▸ **Exercise description**:
Quote the whole listing exactly. Leave the pictures out of your copy.
## begin Given data
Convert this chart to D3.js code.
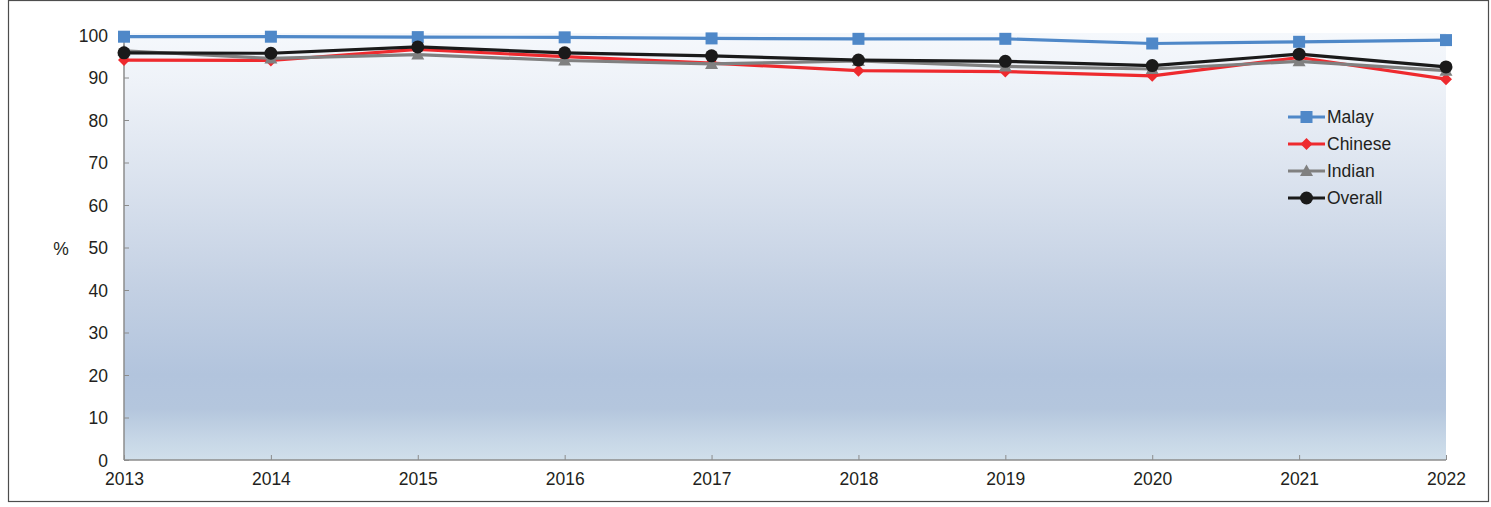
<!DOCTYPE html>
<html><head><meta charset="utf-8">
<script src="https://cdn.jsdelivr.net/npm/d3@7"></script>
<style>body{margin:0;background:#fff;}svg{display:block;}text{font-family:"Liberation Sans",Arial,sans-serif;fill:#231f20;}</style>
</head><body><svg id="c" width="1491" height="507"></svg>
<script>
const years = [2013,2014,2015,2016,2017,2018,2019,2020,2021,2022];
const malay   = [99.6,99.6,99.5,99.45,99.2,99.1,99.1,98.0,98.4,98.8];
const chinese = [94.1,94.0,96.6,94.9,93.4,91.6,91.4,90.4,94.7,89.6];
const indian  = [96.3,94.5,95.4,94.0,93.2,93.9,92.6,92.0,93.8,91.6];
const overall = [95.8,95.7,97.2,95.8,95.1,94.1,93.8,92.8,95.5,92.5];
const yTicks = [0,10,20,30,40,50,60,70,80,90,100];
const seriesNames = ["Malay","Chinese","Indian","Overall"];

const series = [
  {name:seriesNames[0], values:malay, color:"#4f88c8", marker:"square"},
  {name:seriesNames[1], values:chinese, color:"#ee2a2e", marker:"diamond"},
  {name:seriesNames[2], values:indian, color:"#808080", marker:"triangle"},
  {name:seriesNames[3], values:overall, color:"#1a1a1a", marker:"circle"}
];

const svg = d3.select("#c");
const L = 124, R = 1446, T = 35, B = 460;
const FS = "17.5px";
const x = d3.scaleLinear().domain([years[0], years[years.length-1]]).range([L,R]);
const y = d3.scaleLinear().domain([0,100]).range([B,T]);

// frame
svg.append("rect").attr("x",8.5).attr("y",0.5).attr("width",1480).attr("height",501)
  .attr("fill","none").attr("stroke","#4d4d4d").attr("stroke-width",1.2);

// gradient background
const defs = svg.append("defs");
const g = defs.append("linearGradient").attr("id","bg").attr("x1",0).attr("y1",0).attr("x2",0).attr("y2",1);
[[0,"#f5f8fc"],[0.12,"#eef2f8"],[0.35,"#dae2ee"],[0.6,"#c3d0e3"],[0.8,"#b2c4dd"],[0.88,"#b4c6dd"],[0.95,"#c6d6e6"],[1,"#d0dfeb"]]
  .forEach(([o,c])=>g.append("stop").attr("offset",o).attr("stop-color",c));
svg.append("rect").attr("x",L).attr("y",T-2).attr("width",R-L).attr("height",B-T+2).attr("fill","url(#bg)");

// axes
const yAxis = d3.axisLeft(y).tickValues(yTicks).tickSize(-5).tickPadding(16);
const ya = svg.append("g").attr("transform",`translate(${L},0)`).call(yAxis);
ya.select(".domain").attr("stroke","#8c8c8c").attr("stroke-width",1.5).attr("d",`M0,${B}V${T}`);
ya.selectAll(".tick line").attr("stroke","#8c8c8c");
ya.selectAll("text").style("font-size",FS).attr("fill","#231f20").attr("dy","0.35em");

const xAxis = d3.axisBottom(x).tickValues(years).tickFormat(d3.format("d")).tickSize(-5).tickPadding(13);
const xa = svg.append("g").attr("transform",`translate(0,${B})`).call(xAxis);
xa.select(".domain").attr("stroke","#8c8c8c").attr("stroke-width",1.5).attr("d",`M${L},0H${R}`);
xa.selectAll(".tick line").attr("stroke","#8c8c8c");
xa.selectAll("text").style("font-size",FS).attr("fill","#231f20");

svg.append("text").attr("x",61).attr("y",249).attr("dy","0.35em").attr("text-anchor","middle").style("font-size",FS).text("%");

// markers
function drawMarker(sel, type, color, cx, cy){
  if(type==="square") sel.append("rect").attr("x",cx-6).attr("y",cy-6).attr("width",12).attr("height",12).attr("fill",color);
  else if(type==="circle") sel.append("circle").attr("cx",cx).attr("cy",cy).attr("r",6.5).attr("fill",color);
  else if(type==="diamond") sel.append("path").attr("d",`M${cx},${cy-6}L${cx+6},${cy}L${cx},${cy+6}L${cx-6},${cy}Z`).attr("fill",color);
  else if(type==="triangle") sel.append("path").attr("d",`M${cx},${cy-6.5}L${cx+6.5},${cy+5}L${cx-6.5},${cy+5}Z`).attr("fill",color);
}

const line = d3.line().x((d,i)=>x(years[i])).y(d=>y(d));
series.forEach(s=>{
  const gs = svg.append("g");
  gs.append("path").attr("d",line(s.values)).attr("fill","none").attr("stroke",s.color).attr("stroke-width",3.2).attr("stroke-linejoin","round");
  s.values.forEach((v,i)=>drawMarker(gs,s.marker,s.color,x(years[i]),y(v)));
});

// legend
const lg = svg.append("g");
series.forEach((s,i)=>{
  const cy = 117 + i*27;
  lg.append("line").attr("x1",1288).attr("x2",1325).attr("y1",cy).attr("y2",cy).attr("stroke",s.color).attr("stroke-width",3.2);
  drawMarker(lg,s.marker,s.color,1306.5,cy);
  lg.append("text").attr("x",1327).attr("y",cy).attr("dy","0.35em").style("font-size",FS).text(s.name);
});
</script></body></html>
## end Given data
▸ **Task answer**:
Convert this chart to D3.js code.
<!DOCTYPE html>
<html><head><meta charset="utf-8">
<script src="https://cdn.jsdelivr.net/npm/d3@7"></script>
<style>body{margin:0;background:#fff;}svg{display:block;}text{font-family:"Liberation Sans",Arial,sans-serif;fill:#231f20;}</style>
</head><body><svg id="c" width="1491" height="507"></svg>
<script>
const years = [2013,2014,2015,2016,2017,2018,2019,2020,2021,2022];
const malay   = [99.6,99.6,99.5,99.45,99.2,99.1,99.1,98.0,98.4,98.8];
const chinese = [94.1,94.0,96.6,94.9,93.4,91.6,91.4,90.4,94.7,89.6];
const indian  = [96.3,94.5,95.4,94.0,93.2,93.9,92.6,92.0,93.8,91.6];
const overall = [95.8,95.7,97.2,95.8,95.1,94.1,93.8,92.8,95.5,92.5];
const yTicks = [0,10,20,30,40,50,60,70,80,90,100];
const seriesNames = ["Malay","Chinese","Indian","Overall"];

const series = [
  {name:seriesNames[0], values:malay, color:"#4f88c8", marker:"square"},
  {name:seriesNames[1], values:chinese, color:"#ee2a2e", marker:"diamond"},
  {name:seriesNames[2], values:indian, color:"#808080", marker:"triangle"},
  {name:seriesNames[3], values:overall, color:"#1a1a1a", marker:"circle"}
];

const svg = d3.select("#c");
const L = 124, R = 1446, T = 35, B = 460;
const FS = "17.5px";
const x = d3.scaleLinear().domain([years[0], years[years.length-1]]).range([L,R]);
const y = d3.scaleLinear().domain([0,100]).range([B,T]);

// frame
svg.append("rect").attr("x",8.5).attr("y",0.5).attr("width",1480).attr("height",501)
  .attr("fill","none").attr("stroke","#4d4d4d").attr("stroke-width",1.2);

// gradient background
const defs = svg.append("defs");
const g = defs.append("linearGradient").attr("id","bg").attr("x1",0).attr("y1",0).attr("x2",0).attr("y2",1);
[[0,"#f5f8fc"],[0.12,"#eef2f8"],[0.35,"#dae2ee"],[0.6,"#c3d0e3"],[0.8,"#b2c4dd"],[0.88,"#b4c6dd"],[0.95,"#c6d6e6"],[1,"#d0dfeb"]]
  .forEach(([o,c])=>g.append("stop").attr("offset",o).attr("stop-color",c));
svg.append("rect").attr("x",L).attr("y",T-2).attr("width",R-L).attr("height",B-T+2).attr("fill","url(#bg)");

// axes
const yAxis = d3.axisLeft(y).tickValues(yTicks).tickSize(-5).tickPadding(16);
const ya = svg.append("g").attr("transform",`translate(${L},0)`).call(yAxis);
ya.select(".domain").attr("stroke","#8c8c8c").attr("stroke-width",1.5).attr("d",`M0,${B}V${T}`);
ya.selectAll(".tick line").attr("stroke","#8c8c8c");
ya.selectAll("text").style("font-size",FS).attr("fill","#231f20").attr("dy","0.35em");

const xAxis = d3.axisBottom(x).tickValues(years).tickFormat(d3.format("d")).tickSize(-5).tickPadding(13);
const xa = svg.append("g").attr("transform",`translate(0,${B})`).call(xAxis);
xa.select(".domain").attr("stroke","#8c8c8c").attr("stroke-width",1.5).attr("d",`M${L},0H${R}`);
xa.selectAll(".tick line").attr("stroke","#8c8c8c");
xa.selectAll("text").style("font-size",FS).attr("fill","#231f20");

svg.append("text").attr("x",61).attr("y",249).attr("dy","0.35em").attr("text-anchor","middle").style("font-size",FS).text("%");

// markers
function drawMarker(sel, type, color, cx, cy){
  if(type==="square") sel.append("rect").attr("x",cx-6).attr("y",cy-6).attr("width",12).attr("height",12).attr("fill",color);
  else if(type==="circle") sel.append("circle").attr("cx",cx).attr("cy",cy).attr("r",6.5).attr("fill",color);
  else if(type==="diamond") sel.append("path").attr("d",`M${cx},${cy-6}L${cx+6},${cy}L${cx},${cy+6}L${cx-6},${cy}Z`).attr("fill",color);
  else if(type==="triangle") sel.append("path").attr("d",`M${cx},${cy-6.5}L${cx+6.5},${cy+5}L${cx-6.5},${cy+5}Z`).attr("fill",color);
}

const line = d3.line().x((d,i)=>x(years[i])).y(d=>y(d));
series.forEach(s=>{
  const gs = svg.append("g");
  gs.append("path").attr("d",line(s.values)).attr("fill","none").attr("stroke",s.color).attr("stroke-width",3.2).attr("stroke-linejoin","round");
  s.values.forEach((v,i)=>drawMarker(gs,s.marker,s.color,x(years[i]),y(v)));
});

// legend
const lg = svg.append("g");
series.forEach((s,i)=>{
  const cy = 117 + i*27;
  lg.append("line").attr("x1",1288).attr("x2",1325).attr("y1",cy).attr("y2",cy).attr("stroke",s.color).attr("stroke-width",3.2);
  drawMarker(lg,s.marker,s.color,1306.5,cy);
  lg.append("text").attr("x",1327).attr("y",cy).attr("dy","0.35em").style("font-size",FS).text(s.name);
});
</script></body></html>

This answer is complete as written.